The data of an ERP system can be broken up into a number of classes:
- Setup data: This refers to the foundational data that underlies the setup of subsequent master file records. Examples of setup data might include part classes, product groups, buyers, sales persons, etc.
- Master file data: This normally refers to the three core master files in any ERP system—the part master, the supplier master, and the customer master. Subsequent master files may also need to be set up that relate to the extension or relation of these master file records, such as supplier or customer part price lists.
- Live transactional data: This refers to the open transactions in your system, such as purchase orders, sales orders, jobs, and invoices. The decision as to whether to reimplement or upgrade greatly affects how these are to be handled, given that in an Epicor ERP upgrade they come along as part of the ride, whereas in a reimplementation they would need to be loaded in the style of a new install.
- Historical data: Historical data refers to all of the transactions that have been processed in the past and are no longer active, and would include purchase orders, sales orders, jobs, and invoices that have long since been closed.
From Classic to New Release
In a straight Epicor upgrade, the data from the legacy version is updated and fine-tuned to fit into the version 10 schema. In such a situation, limited changes can be made to setup and master file data—you get what you had in the legacy version, only now it’s in version 10. Tweaks can be made—new setup files can be defined and new parts, customers, and suppliers can be defined that replace or supplement their legacy analogues. But any data that has been transacted against remains in the database. It can be inactivated, but it’s still there, and some customers have a problem with this much clutter. Depending on the degree of the issues noted above, this may or may not be a big deal. Also, one of the upsides of a straight ERP upgrade is the ability to retain historical data with minimal effort.

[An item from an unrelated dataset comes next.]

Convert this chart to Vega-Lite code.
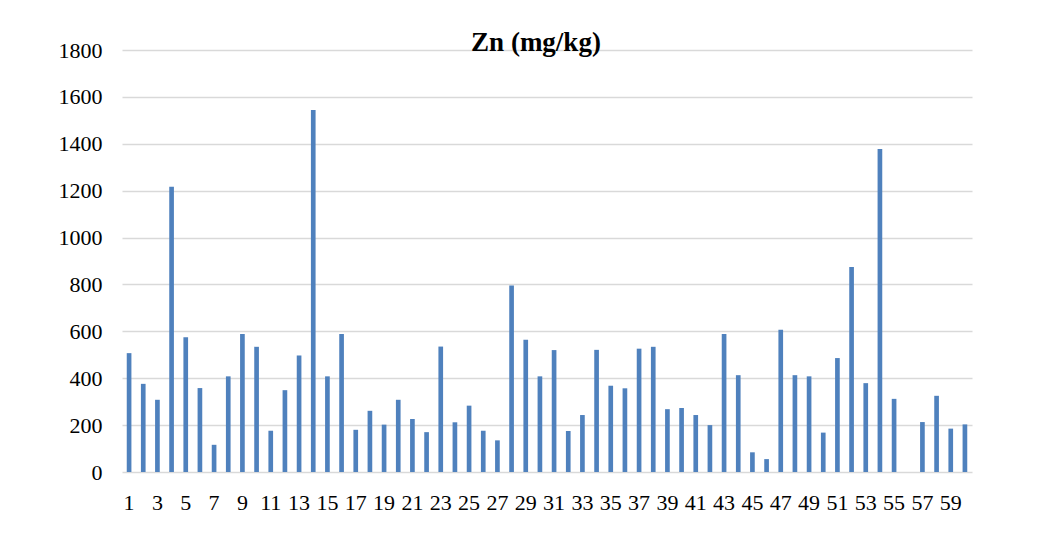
{
  "$schema": "https://vega.github.io/schema/vega-lite/v6.json",
  "width": 850,
  "height": 422,
  "autosize": {"type": "none"},
  "padding": {"left": 122, "top": 50, "right": 88, "bottom": 61},
  "background": "white",
  "title": {
    "text": "Zn (mg/kg)",
    "font": "'Liberation Serif', 'Times New Roman', serif",
    "fontSize": 27,
    "fontWeight": "bold",
    "color": "#000000",
    "baseline": "alphabetic",
    "offset": -2,
    "dy": 37,
    "dx": -11,
    "anchor": "middle"
  },
  "data": {
    "values": [
      {"sample": 1, "zn": 507}, {"sample": 2, "zn": 376}, {"sample": 3, "zn": 308},
      {"sample": 4, "zn": 1217}, {"sample": 5, "zn": 575}, {"sample": 6, "zn": 358},
      {"sample": 7, "zn": 116}, {"sample": 8, "zn": 408}, {"sample": 9, "zn": 589},
      {"sample": 10, "zn": 534}, {"sample": 11, "zn": 176}, {"sample": 12, "zn": 349},
      {"sample": 13, "zn": 497}, {"sample": 14, "zn": 1544}, {"sample": 15, "zn": 408},
      {"sample": 16, "zn": 589}, {"sample": 17, "zn": 180}, {"sample": 18, "zn": 261},
      {"sample": 19, "zn": 202}, {"sample": 20, "zn": 308}, {"sample": 21, "zn": 226},
      {"sample": 22, "zn": 170}, {"sample": 23, "zn": 535}, {"sample": 24, "zn": 212},
      {"sample": 25, "zn": 283}, {"sample": 26, "zn": 176}, {"sample": 27, "zn": 135},
      {"sample": 28, "zn": 795}, {"sample": 29, "zn": 564}, {"sample": 30, "zn": 408},
      {"sample": 31, "zn": 520}, {"sample": 32, "zn": 175}, {"sample": 33, "zn": 243},
      {"sample": 34, "zn": 521}, {"sample": 35, "zn": 368}, {"sample": 36, "zn": 357},
      {"sample": 37, "zn": 526}, {"sample": 38, "zn": 534}, {"sample": 39, "zn": 268},
      {"sample": 40, "zn": 273}, {"sample": 41, "zn": 243}, {"sample": 42, "zn": 200},
      {"sample": 43, "zn": 589}, {"sample": 44, "zn": 413}, {"sample": 45, "zn": 84},
      {"sample": 46, "zn": 55}, {"sample": 47, "zn": 607}, {"sample": 48, "zn": 413},
      {"sample": 49, "zn": 408}, {"sample": 50, "zn": 168}, {"sample": 51, "zn": 486},
      {"sample": 52, "zn": 874}, {"sample": 53, "zn": 379}, {"sample": 54, "zn": 1378},
      {"sample": 55, "zn": 312}, {"sample": 56, "zn": 0}, {"sample": 57, "zn": 213},
      {"sample": 58, "zn": 325}, {"sample": 59, "zn": 185}, {"sample": 60, "zn": 203}
    ]
  },
  "mark": {"type": "bar", "color": "#4f81bd"},
  "encoding": {
    "x": {
      "field": "sample",
      "type": "ordinal",
      "sort": null,
      "scale": {"paddingInner": 0.67, "paddingOuter": 0.335},
      "axis": {
        "title": null,
        "labelAngle": 0,
        "labelExpr": "datum.value % 2 == 1 ? datum.label : ''",
        "labelOverlap": false,
        "labelFont": "'Liberation Serif', 'Times New Roman', serif",
        "labelFontSize": 22,
        "labelColor": "#000000",
        "labelPadding": 20,
        "ticks": false,
        "domain": false,
        "grid": false
      }
    },
    "y": {
      "field": "zn",
      "type": "quantitative",
      "scale": {"domain": [0, 1800], "nice": false},
      "axis": {
        "title": null,
        "format": "d",
        "values": [0, 200, 400, 600, 800, 1000, 1200, 1400, 1600, 1800],
        "labelFont": "'Liberation Serif', 'Times New Roman', serif",
        "labelFontSize": 22,
        "labelColor": "#000000",
        "labelPadding": 20,
        "ticks": false,
        "domain": false,
        "grid": true,
        "gridColor": "#d9d9d9",
        "gridWidth": 1.5
      }
    }
  },
  "config": {
    "view": {"stroke": null}
  }
}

Given the potential issues with data that a company may face, reimplementation offers the ability to cleanly address these challenges. It is common for businesses to transform significantly after their original implementations. They may have a number of legacy companies, sites and warehouses that are no longer needed and may even burden the database and create confusion internally. Customers may also wish to make radical changes to their company or site structures as a function of the upgrade. In these cases, consideration should be made to performing a reimplementation in lieu of an E10 upgrade.
Typecasting your Data Forecasting
When you perform a straight Epicor upgrade, you are accepting that you will take all of your past performances with you, and this may create challenges that impede your future state aspirations. Conversely, dumping your legacy database also involves leaving behind the historical data that amounts to the history of your business. Epicor’s E10 ERP software is a big step up from its 905 and 803 antecedents, and with each point release, the gap between the new and legacy versions widens further. Legacy Epicor customers looking to move their businesses forward will need to transition to a modern ERP platform, and Epicor’s E10 application provides a compelling case. And when making this critical Epicor ERP upgrade rewrite, customers will do well to consider their data dailies.